At the back of the room, on a fluted bar cabinet, a collection of more than 200 pieces of vintage English crystal-cut glassware conveys the space’s after-hours life. The adjacent dining area is bordered on one side by a glass-brick room divider that cordons off the kitchen, and its wooden display shelves are backed with white-veined, claret Rosso Levanto marble: The contrast of materials pays homage to Adolf Loos, the turn-of the-20th-century Moravian master of utilitarianism, a lodestar for Child Studio’s two principals.
To the right of the entrance is a 150-square-foot study hung with 20th-century paintings by Massoud Arabshahi and Mohammad Ehsai from Mirtorabi’s collection of Persian and Iranian art. Next to a bespoke leather-topped writing desk, which borrows from Le Corbusier’s Côte d’Azur holiday home, Cabanon, built in 1951, a bookcase wall is filled with lithographs by Jean Cocteau and Georges Braque. Throughout, the matching wooden cabinets are crowded with flea market finds — folk art, curated souvenirs and English pottery — which, Huang says, “suggest the idea of far-flung journeys, the lost sentimentality of travel.”
OVER THE PAST half-decade or so, Child Studio has become known for creating commercial interiors with a nostalgic sense of place: The pair’s first project for Mirtorabi was Humble, a vegan restaurant that opened on King’s Road in 2019, with a deliberately retro milky pink Formica interior.

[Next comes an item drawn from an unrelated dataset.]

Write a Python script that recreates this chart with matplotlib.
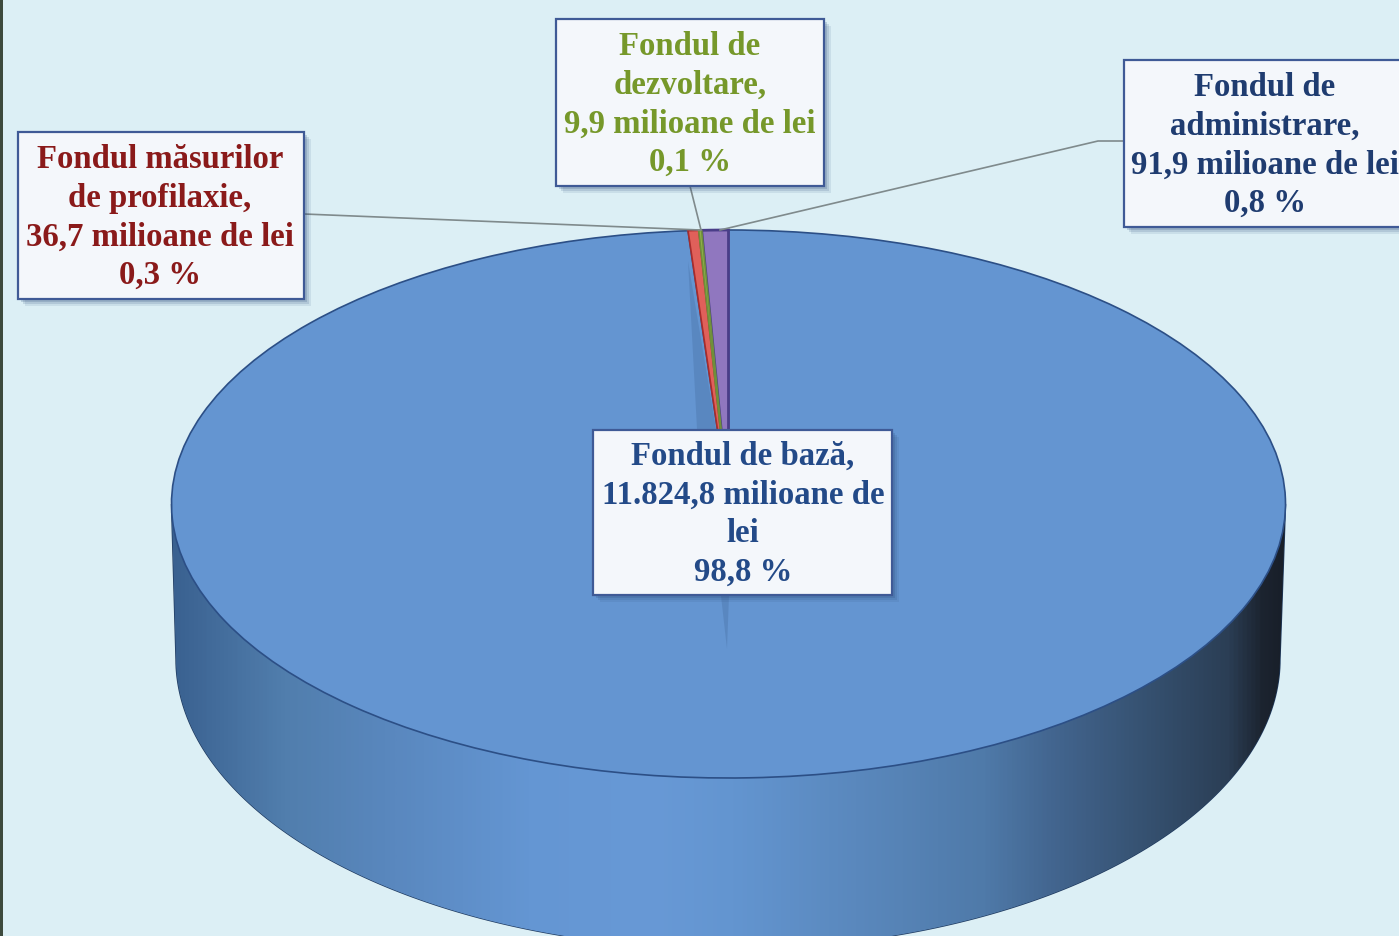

The duo first met at University of the Arts London in 2009, where Kos studied spatial design and Huang furniture making. After working for large firms, they presented a collection of lighting informed by the 20th-century paintings of Giorgio de Chirico at 2017’s Salone del Mobile and launched their studio a year later. Huang, who grew up in Taichung City in west-central Taiwan, spent his youth touring residential sites with his father, an architect. The son of psychology professors, Kos was raised in Shabolovka, an area of Moscow known for its Constructivist architecture, then attended the Stroganov Academy, often referred to as the Soviet Bauhaus.
“We go back to Modernism a lot,” he says, “but always find slightly offbeat references within it.” As the studio’s name suggests, they approach European history with childlike curiosity — their diverse backgrounds encourage a sort of “borderless design,” Huang says. The salon, he adds, already forms the “physical mood board” for their next Mirtorabi commission: a conversion of a six-story Romanesque Revival building near New York’s Union Square that will open next year as a 76-room hotel. “We don’t have a default mutual background to fall back on,” says Kos. “So if something makes sense to both of us, it means an idea translates.”